* _AIM_:
What is the number of lines containing the word "matplotlib"? Please answer with that number and nothing more.

* _DATASET EXCERPT_:
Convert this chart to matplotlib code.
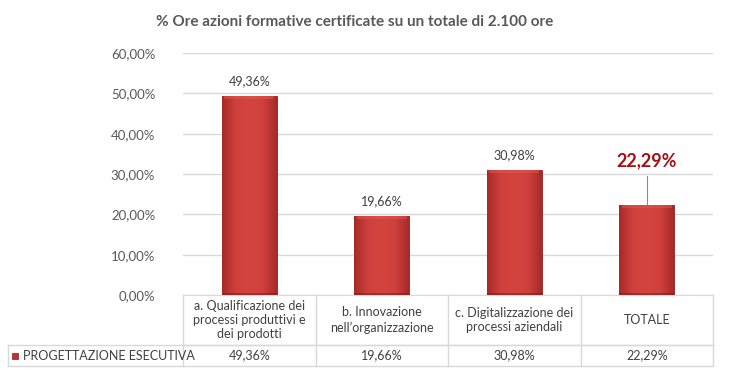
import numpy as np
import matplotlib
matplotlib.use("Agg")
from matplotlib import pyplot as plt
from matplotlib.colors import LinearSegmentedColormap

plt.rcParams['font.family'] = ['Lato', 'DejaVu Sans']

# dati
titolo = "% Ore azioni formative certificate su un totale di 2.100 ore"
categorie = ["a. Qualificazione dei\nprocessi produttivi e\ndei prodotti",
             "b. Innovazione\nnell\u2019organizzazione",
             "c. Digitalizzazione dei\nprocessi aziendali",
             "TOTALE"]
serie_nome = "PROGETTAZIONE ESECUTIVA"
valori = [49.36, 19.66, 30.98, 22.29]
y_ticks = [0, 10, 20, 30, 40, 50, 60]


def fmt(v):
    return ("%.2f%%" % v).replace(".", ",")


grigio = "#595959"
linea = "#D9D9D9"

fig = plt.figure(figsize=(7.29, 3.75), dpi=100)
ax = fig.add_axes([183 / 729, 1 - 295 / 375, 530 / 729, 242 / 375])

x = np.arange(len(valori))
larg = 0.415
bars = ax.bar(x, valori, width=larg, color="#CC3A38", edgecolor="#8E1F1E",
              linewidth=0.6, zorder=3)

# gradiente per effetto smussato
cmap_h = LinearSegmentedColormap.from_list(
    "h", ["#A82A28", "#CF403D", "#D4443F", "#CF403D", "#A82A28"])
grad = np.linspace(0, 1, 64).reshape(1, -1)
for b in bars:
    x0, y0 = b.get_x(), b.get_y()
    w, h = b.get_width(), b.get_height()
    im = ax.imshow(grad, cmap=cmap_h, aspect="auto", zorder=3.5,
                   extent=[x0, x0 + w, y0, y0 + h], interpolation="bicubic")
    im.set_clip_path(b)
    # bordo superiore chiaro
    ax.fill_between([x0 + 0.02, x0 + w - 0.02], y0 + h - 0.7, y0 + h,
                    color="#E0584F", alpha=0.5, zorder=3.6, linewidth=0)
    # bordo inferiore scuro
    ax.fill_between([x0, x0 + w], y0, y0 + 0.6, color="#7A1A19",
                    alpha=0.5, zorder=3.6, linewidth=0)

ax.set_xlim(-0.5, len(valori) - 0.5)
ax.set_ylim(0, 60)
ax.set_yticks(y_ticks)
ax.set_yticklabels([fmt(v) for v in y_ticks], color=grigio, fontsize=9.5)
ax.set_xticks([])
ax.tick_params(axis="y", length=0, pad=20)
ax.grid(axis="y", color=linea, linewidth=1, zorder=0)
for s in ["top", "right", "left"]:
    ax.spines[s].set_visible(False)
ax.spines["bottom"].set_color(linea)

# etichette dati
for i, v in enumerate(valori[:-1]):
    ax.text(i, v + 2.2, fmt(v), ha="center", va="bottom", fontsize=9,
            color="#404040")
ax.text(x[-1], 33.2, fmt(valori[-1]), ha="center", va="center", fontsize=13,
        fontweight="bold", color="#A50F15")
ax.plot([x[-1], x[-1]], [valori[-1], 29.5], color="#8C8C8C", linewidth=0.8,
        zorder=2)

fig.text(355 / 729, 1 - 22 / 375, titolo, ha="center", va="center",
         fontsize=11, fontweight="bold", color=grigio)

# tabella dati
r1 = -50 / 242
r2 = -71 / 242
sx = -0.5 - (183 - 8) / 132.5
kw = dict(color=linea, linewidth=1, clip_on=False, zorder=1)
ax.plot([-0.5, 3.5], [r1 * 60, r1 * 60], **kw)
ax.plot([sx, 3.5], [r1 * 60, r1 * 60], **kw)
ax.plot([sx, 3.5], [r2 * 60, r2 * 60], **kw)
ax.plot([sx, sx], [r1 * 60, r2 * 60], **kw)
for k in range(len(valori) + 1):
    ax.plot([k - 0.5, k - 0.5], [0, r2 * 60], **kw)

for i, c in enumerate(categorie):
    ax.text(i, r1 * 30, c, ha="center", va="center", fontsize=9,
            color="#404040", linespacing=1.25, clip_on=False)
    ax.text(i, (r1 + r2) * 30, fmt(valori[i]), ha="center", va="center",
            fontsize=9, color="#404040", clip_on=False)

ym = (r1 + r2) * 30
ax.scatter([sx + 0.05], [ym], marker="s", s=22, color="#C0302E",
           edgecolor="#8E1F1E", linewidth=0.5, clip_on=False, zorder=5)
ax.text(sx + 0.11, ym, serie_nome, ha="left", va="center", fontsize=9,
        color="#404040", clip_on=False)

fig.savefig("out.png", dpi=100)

* _SOLVED EXERCISE_:
5